Photo by Brittani Burns

Tamekia MizLadi Smith’s “How To Train Employees To Have Difficult Conversations” describes how bad data perpetuates the unfortunate, underprivileged cycle. It is so important to have people to train and teach me how to ask questions when situations arise. Her goal in creating this training is to have a safe space for open dialogue with people. “People are more likely to share information when they are treated with respect.”

Goals

Reading and learning more about growth conversations from leaders in the field. I am finding any and all resources I can from Jennifer Abrams, Susan Scott, and Brené Brown. I cannot wait to delve into these books and others that will help me grow as a leader and give me tools that I need to be well prepared for any and all conversations.

I loved the advice given from the women in this course. So many mentioned Brené Brown’s “Clear is Kind”. These women spoke of their struggles to have these conversations but to do so respectfully. I’m sure wonderful male leaders do this too, but EVERY SINGLE WOMAN spoke about learning to be clear and direct but also listening, compassionate, respectful, human to human, fair, reflective, curious, solution oriented in a win-win conversation. I wonder how many male leaders ever had to stop to think about how weighty their words are and use these sorts of practices. I know that this is slowly changing but over the course of time, have male leaders been this reflective in their leadership practices?

One of the biggest challenge I know I need to grow in is not letting it consume me and overthinking every single aspect of the situation. Of course this often happens before the event, but it absolutely still continues after the event.

Photo by Éric Deschaintre

Having a good protocol and following up. These are my key take aways.

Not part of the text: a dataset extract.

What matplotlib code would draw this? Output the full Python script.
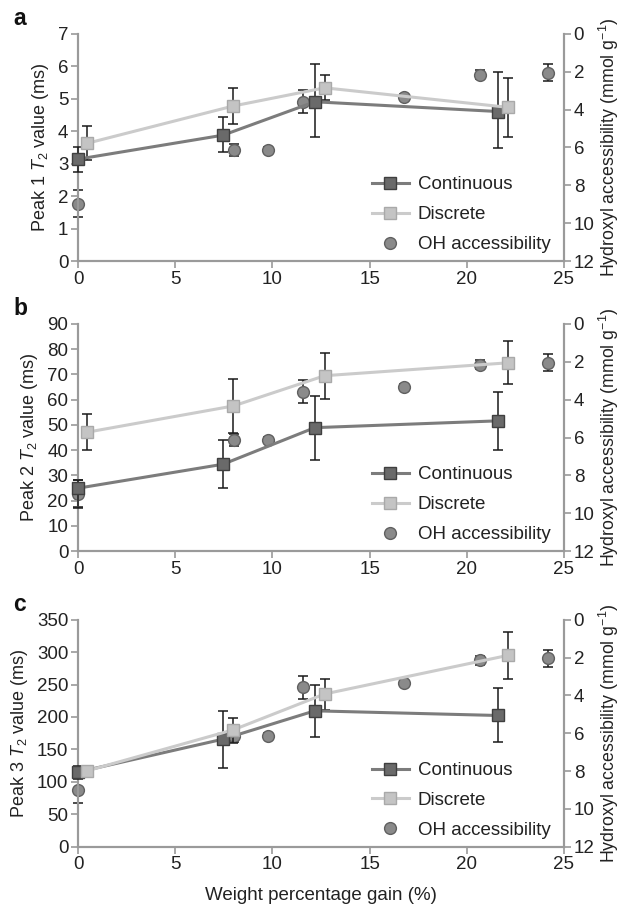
import matplotlib
matplotlib.use("Agg")
import matplotlib.pyplot as plt
import numpy as np

plt.rcParams['font.family'] = ['Liberation Sans', 'DejaVu Sans']
plt.rcParams['mathtext.fontset'] = 'custom'
plt.rcParams['mathtext.it'] = 'Liberation Sans:italic'
plt.rcParams['mathtext.rm'] = 'Liberation Sans'

# ---------------- data ----------------
cont_x = [0, 7.46, 12.18, 21.59]
disc_x = [0.47, 7.99, 12.69, 22.1]
oh_x = [0, 8.0, 9.79, 11.57, 16.78, 20.69, 24.18]
oh_y = [8.98, 6.13, 6.13, 3.58, 3.34, 2.15, 2.05]
oh_err = [0.72, 0.34, 0.15, 0.6, 0.15, 0.25, 0.45]

# Peak 1
a_cont = [3.14, 3.88, 4.91, 4.61]
a_cont_up = [0.39, 0.55, 1.16, 1.22]
a_cont_dn = [0.40, 0.53, 1.08, 1.14]
a_disc = [3.63, 4.78, 5.34, 4.74]
a_disc_up = [0.52, 0.55, 0.41, 0.90]
a_disc_dn = [0.52, 0.55, 0.37, 0.91]

# Peak 2
b_cont = [24.9, 34.4, 48.9, 51.6]
b_cont_up = [3.2, 9.6, 12.7, 11.3]
b_cont_dn = [7.7, 9.4, 12.9, 11.4]
b_disc = [47.1, 57.5, 69.5, 74.6]
b_disc_up = [7.2, 10.6, 9.0, 8.6]
b_disc_dn = [7.1, 10.6, 9.1, 8.3]

# Peak 3
c_cont = [115, 165.8, 209.5, 202.3]
c_cont_up = [10, 44, 40, 42]
c_cont_dn = [10, 44, 40, 41]
c_disc = [117, 180.2, 235.5, 294.9]
c_disc_up = [7, 19, 23, 35.5]
c_disc_dn = [7, 21, 24, 36]

panels = [
    ("a", "Peak 1", a_cont, a_cont_up, a_cont_dn, a_disc, a_disc_up, a_disc_dn, 7, 1),
    ("b", "Peak 2", b_cont, b_cont_up, b_cont_dn, b_disc, b_disc_up, b_disc_dn, 90, 10),
    ("c", "Peak 3", c_cont, c_cont_up, c_cont_dn, c_disc, c_disc_up, c_disc_dn, 350, 50),
]

W, H = 622, 907
fig = plt.figure(figsize=(W / 100, H / 100), dpi=100)

left = 78 / W
width = (564 - 78) / W
bottoms_px = [261, 551, 846.7]
height = 227 / H

spine_col = '#9a9a9a'
text_col = '#222222'
cont_line = '#7c7c7c'
cont_face = '#6a6a6a'
cont_edge = '#3f3f3f'
disc_line = '#cbcbcb'
disc_face = '#c4c4c4'
disc_edge = '#a9a9a9'
oh_face = '#8a8a8a'
oh_edge = '#606060'

FS = 13.5

for i, (lab, peak, cy, cu, cd, dy, du, dd, ymax, ystep) in enumerate(panels):
    b = 1 - bottoms_px[i] / H
    ax = fig.add_axes([left, b, width, height])
    ax2 = ax.twinx()
    ax.set_zorder(2)
    ax.patch.set_visible(False)

    # right axis: OH accessibility
    ax2.errorbar(oh_x, oh_y, yerr=oh_err, fmt='none', ecolor='#1a1a1a',
                 elinewidth=1.1, capsize=3.5, capthick=1.1, zorder=3, clip_on=False)
    ax2.plot(oh_x, oh_y, linestyle='none', marker='o', markersize=8.5,
             markerfacecolor=oh_face, markeredgecolor=oh_edge, markeredgewidth=1.0,
             zorder=4, clip_on=False)
    ax2.set_ylim(12, 0)
    ax2.set_yticks(np.arange(0, 13, 2))
    ax2.set_ylabel('Hydroxyl accessibility (mmol g$^{-1}$)', fontsize=12.8,
                   color=text_col, labelpad=2)

    # left axis: T2 values
    ax.errorbar(cont_x, cy, yerr=[cd, cu], fmt='none', ecolor='#1a1a1a',
                elinewidth=1.1, capsize=3.5, capthick=1.1, zorder=3, clip_on=False)
    ax.errorbar(disc_x, dy, yerr=[dd, du], fmt='none', ecolor='#1a1a1a',
                elinewidth=1.1, capsize=3.5, capthick=1.1, zorder=3, clip_on=False)
    lc, = ax.plot(cont_x, cy, color=cont_line, linewidth=2.2, marker='s', markersize=8.5,
                  markerfacecolor=cont_face, markeredgecolor=cont_edge, markeredgewidth=1.0,
                  zorder=4, clip_on=False, label='Continuous')
    ld, = ax.plot(disc_x, dy, color=disc_line, linewidth=2.2, marker='s', markersize=8.5,
                  markerfacecolor=disc_face, markeredgecolor=disc_edge, markeredgewidth=1.0,
                  zorder=4, clip_on=False, label='Discrete')
    lo, = ax.plot([], [], linestyle='none', marker='o', markersize=8.5,
                  markerfacecolor=oh_face, markeredgecolor=oh_edge, markeredgewidth=1.0,
                  label='OH accessibility')

    ax.set_xlim(0, 25)
    ax.set_xticks(np.arange(0, 26, 5))
    ax.set_ylim(0, ymax)
    ax.set_yticks(np.arange(0, ymax + 0.1, ystep))
    ax.set_ylabel(f'{peak} $T_2$ value (ms)', fontsize=13, color=text_col, labelpad=5)

    for a_ in (ax, ax2):
        a_.spines['top'].set_visible(False)
        for s in ('left', 'right', 'bottom'):
            a_.spines[s].set_color(spine_col)
            a_.spines[s].set_linewidth(1.5)
        a_.tick_params(axis='both', direction='out', length=5, width=1.2,
                       color=spine_col, labelsize=FS, labelcolor=text_col, pad=2)

    leg = ax.legend(handles=[lc, ld, lo], loc='lower right',
                    bbox_to_anchor=(0.995, -0.015), frameon=False, fontsize=FS,
                    handlelength=2.0, handletextpad=0.45, labelspacing=0.68,
                    borderaxespad=0.2)
    for t in leg.get_texts():
        t.set_color(text_col)

    fig.text(13 / W, b + height + 4 / H, lab, fontsize=16.5, fontweight='bold',
             color='#111111', va='bottom', ha='left')

    if i == 2:
        ax.set_xlabel('Weight percentage gain (%)', fontsize=FS, color=text_col,
                      labelpad=10)

fig.savefig('out.png', dpi=100)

  • Research and get as much information as possible
  • Plan what I will say, write it out and rehearse it with a trusted person when possible
  • Be clear and direct
  • Say it authentically and with honesty
  • Name the issue and impact
  • Compassionately listen to their perspective and stay curious without judgement
  • Validate their experiences and how the situation is going for them
  • Come from a place of caring about them and their future
  • Apologize if my actions have been less than supportive
  • State the intended and hopeful outcome
  • Follow up in email of what was discussed
  • Schedule another face to face at a specific time if needed
  • Remember the solution is always around what is best for students and that is what everyone wants
  • Solutions that allow for growth, learning , being accountable to one another, and working together to achieve the common goal, mission, and vision of the organization
  • Always act with integrity

Grace McCallum‘s article puts the steps in such easy, digestible information. I think her goal of “become comfortable with the uncomfortable” and her experience to grow from these difficult conversations truly showcase the necessity to reflect and learn from each and every conversation I have. Observing, but not dwelling, on the process and writing out the changes I could differently next time.

Photo by Ian Taylor

Practice, reflection, interruption, and change makes for great improvement, growth, learning, and doing better.